Orlando In Uzbekistan (51.57)
This video-diary by Robert MacNaughton is much more like a traditional making-of documentary. There are interviews with the cast and crew, and it is also a comprehensive look at the whole film-making process from the technical set-ups to the cooking and transport. It also gives a fascinating look at how the script and shooting of Orlando changed through necessity of location choices and through problems with funding. A superb feature.
Jimmy Was An Angel (8.04)
This short film documents the set-up and shooting of the final scene in the film, featuring Jimmy Somerville as an angel.
Press Conference (23.24)
This is a press conference held after the World Premiere of the film at the Venice Film Festival in 1992. Again, very informative and interesting. Most of the questions are primarily directed at Sally Potter, who explains her intentions and methods for making the film very well.
Interview With Sally Potter (13.27)
Also filmed at the 1992 Venice Film Festival, the director talks more about the questions of gender roles, which is the main concern of the film (and the interviewer).
Four superb sets of photographs – a Production Gallery (40), Behind The Scenes (21), Pre-production treatment (21) and Magnum photos (9). Introductions are provided by Sally Potter and descriptions are given for many individual photos.
Selected Scene Commentary (10.16)
Part interview part talk-through of particular scenes, Sally Potter discusses working with Tilda Swinton and her filming techniques. Too brief, but at the same time it doesn’t add much to everything that has already been outlined in the documentaries and interviews.
Biographies and filmographies are provided for Tilda Swinton and Sally Potter, including the director’s choreography and theatre work.
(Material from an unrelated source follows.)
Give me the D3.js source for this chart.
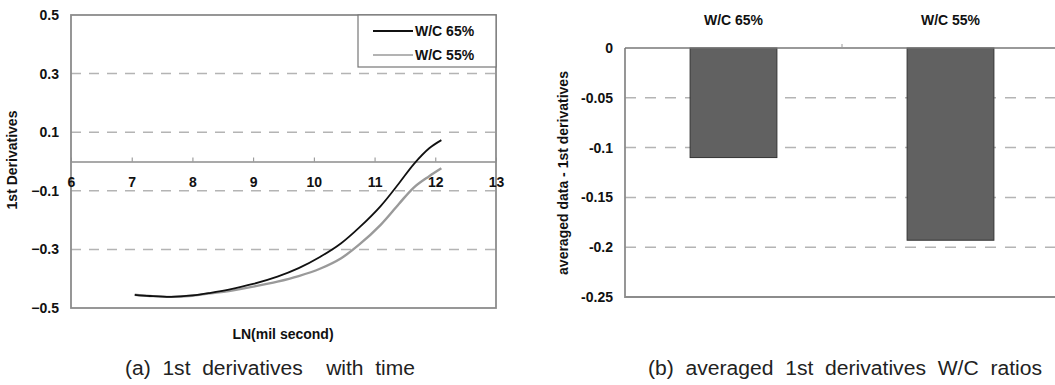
<!DOCTYPE html>
<html>
<head>
<meta charset="utf-8">
<script src="https://cdn.jsdelivr.net/npm/d3@7"></script>
<style>
  body { margin: 0; background: #fff; }
  svg text { font-family: "Liberation Sans", Arial, sans-serif; }
  .lbl { font-weight: bold; font-size: 14px; fill: #111; }
  .cap { font-size: 20px; fill: #222; white-space: pre; }
</style>
</head>
<body>
<div id="chart"></div>
<script>
// (a) 1st derivatives vs LN(mil second)
const seriesNames = ['W/C 65%', 'W/C 55%'];
const lnTime = [7.05, 7.3, 7.65, 8.0, 8.3, 8.6, 9.0, 9.4, 9.75, 10.1, 10.45, 10.75, 11.1, 11.4, 11.65, 11.9, 12.1];
const deriv65 = [-0.455, -0.459, -0.462, -0.457, -0.448, -0.437, -0.418, -0.393, -0.364, -0.326, -0.279, -0.225, -0.152, -0.075, -0.008, 0.045, 0.073];
const deriv55 = [-0.455, -0.459, -0.462, -0.458, -0.45, -0.442, -0.427, -0.41, -0.391, -0.366, -0.33, -0.283, -0.216, -0.145, -0.088, -0.05, -0.023];
const xTicksA = [6, 7, 8, 9, 10, 11, 12, 13];
const yTicksA = [-0.5, -0.3, -0.1, 0.1, 0.3, 0.5];

// (b) averaged 1st derivatives
const wcRatios = ['W/C 65%', 'W/C 55%'];
const avgDeriv = [-0.11, -0.193];
const yTicksB = [0, -0.05, -0.1, -0.15, -0.2, -0.25];

const svg = d3.select('#chart').append('svg')
    .attr('width', 1055)
    .attr('height', 385);

// ---------- left chart ----------
let xA = d3.scaleLinear().domain([6, 13]).range([71, 496]),
    yA = d3.scaleLinear().domain([-0.5, 0.5]).range([308, 15]);

let gA = svg.append('g');

// dashed grid
gA.selectAll('.gridA')
    .data(yTicksA.filter(d => d > -0.5 && d < 0.5))
    .enter().append('line')
    .attr('x1', xA(6)).attr('x2', xA(13))
    .attr('y1', d => yA(d)).attr('y2', d => yA(d))
    .attr('stroke', '#b4b4b4').attr('stroke-width', 1.5)
    .attr('stroke-dasharray', '10,8');

// frame
gA.append('rect')
    .attr('x', xA(6)).attr('y', yA(0.5))
    .attr('width', xA(13) - xA(6)).attr('height', yA(-0.5) - yA(0.5))
    .attr('fill', 'none').attr('stroke', '#8c8c8c').attr('stroke-width', 1.8);

// y axis labels
let yAxisA = gA.append('g')
    .attr('transform', `translate(${xA(6)},0)`)
    .call(d3.axisLeft(yA).tickValues(yTicksA).tickSize(0).tickPadding(12).tickFormat(d3.format('.1f')));
yAxisA.select('.domain').remove();
yAxisA.selectAll('text').attr('class', 'lbl').attr('font-family', null).attr('font-size', null).attr('fill', null);

// x axis on the zero line, ticks upward, labels below
let xAxisA = gA.append('g')
    .attr('transform', `translate(0,${yA(0)})`)
    .call(d3.axisBottom(xA).tickValues(xTicksA).tickSizeInner(-4).tickSizeOuter(0).tickPadding(16).tickFormat(d3.format('d')));
xAxisA.select('.domain').attr('stroke', '#8c8c8c').attr('stroke-width', 1.5);
xAxisA.selectAll('.tick line').attr('stroke', '#8c8c8c');
xAxisA.selectAll('text').attr('class', 'lbl').attr('font-family', null).attr('font-size', null).attr('fill', null);

// lines
let lineA = d3.line().x(d => xA(d[0])).y(d => yA(d[1])).curve(d3.curveCatmullRom.alpha(0.5));
gA.append('path')
    .datum(d3.zip(lnTime, deriv55))
    .attr('d', lineA)
    .attr('fill', 'none').attr('stroke', '#9a9a9a').attr('stroke-width', 2.4);
gA.append('path')
    .datum(d3.zip(lnTime, deriv65))
    .attr('d', lineA)
    .attr('fill', 'none').attr('stroke', '#111').attr('stroke-width', 1.8);

// legend
let leg = gA.append('g').attr('transform', 'translate(358,15)');
leg.append('rect').attr('width', 138).attr('height', 52)
    .attr('fill', '#fff').attr('stroke', '#777').attr('stroke-width', 1.2);
let legColors = ['#111', '#9a9a9a'];
seriesNames.forEach((name, i) => {
    leg.append('line')
        .attr('x1', 15).attr('x2', 55)
        .attr('y1', 16 + i * 24).attr('y2', 16 + i * 24)
        .attr('stroke', legColors[i]).attr('stroke-width', i ? 1.6 : 1.8);
    leg.append('text').attr('class', 'lbl')
        .attr('x', 57).attr('y', 21 + i * 24)
        .text(name);
});

// axis titles
gA.append('text').attr('class', 'lbl')
    .attr('text-anchor', 'middle')
    .attr('transform', 'translate(17,160) rotate(-90)')
    .text('1st Derivatives');
gA.append('text').attr('class', 'lbl')
    .attr('text-anchor', 'middle')
    .attr('x', 283).attr('y', 339)
    .text('LN(mil second)');

gA.append('text').attr('class', 'cap')
    .attr('x', 125).attr('y', 375)
    .attr('textLength', 290).attr('lengthAdjust', 'spacingAndGlyphs')
    .text('(a)  1st  derivatives    with  time');

// ---------- right chart ----------
let xB = d3.scaleBand().domain(wcRatios).range([625, 1059]).paddingInner(0.6).paddingOuter(0.3),
    yB = d3.scaleLinear().domain([-0.25, 0]).range([297, 48]);

let gB = svg.append('g');

gB.selectAll('.gridB')
    .data(yTicksB.filter(d => d < 0 && d > -0.25))
    .enter().append('line')
    .attr('x1', xB.range()[0]).attr('x2', xB.range()[1])
    .attr('y1', d => yB(d)).attr('y2', d => yB(d))
    .attr('stroke', '#b4b4b4').attr('stroke-width', 1.5)
    .attr('stroke-dasharray', '11,9');

// frame (left + bottom)
gB.append('path')
    .attr('d', `M${xB.range()[0]},${yB(0)}V${yB(-0.25)}H${xB.range()[1]}`)
    .attr('fill', 'none').attr('stroke', '#8c8c8c').attr('stroke-width', 1.8);

// bars
gB.selectAll('.bar')
    .data(d3.zip(wcRatios, avgDeriv))
    .enter().append('rect')
    .attr('class', 'bar')
    .attr('x', d => xB(d[0]))
    .attr('y', yB(0))
    .attr('width', xB.bandwidth())
    .attr('height', d => yB(d[1]) - yB(0))
    .attr('fill', '#616161').attr('stroke', '#333').attr('stroke-width', 1);

// zero axis line with category separator tick
gB.append('line')
    .attr('x1', xB.range()[0]).attr('x2', xB.range()[1])
    .attr('y1', yB(0)).attr('y2', yB(0))
    .attr('stroke', '#777').attr('stroke-width', 1.6);
let sep = (xB(wcRatios[0]) + xB.bandwidth() + xB(wcRatios[1])) / 2;
gB.append('line')
    .attr('x1', sep).attr('x2', sep)
    .attr('y1', yB(0)).attr('y2', yB(0) - 4)
    .attr('stroke', '#999').attr('stroke-width', 1);

// category labels on top
gB.selectAll('.cat')
    .data(wcRatios)
    .enter().append('text')
    .attr('class', 'lbl')
    .attr('text-anchor', 'middle')
    .attr('x', d => xB(d) + xB.bandwidth() / 2)
    .attr('y', 25)
    .text(d => d);

// y axis labels
let yAxisB = gB.append('g')
    .attr('transform', `translate(${xB.range()[0]},0)`)
    .call(d3.axisLeft(yB).tickValues(yTicksB).tickSize(0).tickPadding(12).tickFormat(d => d === 0 ? '0' : String(d)));
yAxisB.select('.domain').remove();
yAxisB.selectAll('text').attr('class', 'lbl').attr('font-family', null).attr('font-size', null).attr('fill', null);

gB.append('text').attr('class', 'lbl')
    .attr('text-anchor', 'middle')
    .attr('transform', 'translate(568,173) rotate(-90)')
    .text('averaged data - 1st derivatives');

gB.append('text').attr('class', 'cap')
    .attr('x', 648).attr('y', 375)
    .attr('textLength', 394).attr('lengthAdjust', 'spacingAndGlyphs')
    .text('(b)  averaged  1st  derivatives  W/C  ratios');
</script>
</body>
</html>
Orlando takes itself and Virginia Woolf’s work a little too seriously at times and is probably a little over-ambitious about what it could achieve on-screen, but it is nevertheless a beautifully made film with some memorable scenes, great photography and some clever casting. The extra material on the DVD is some of the best I have seen for any film, which only makes the failings of the actual film print all the more disappointing.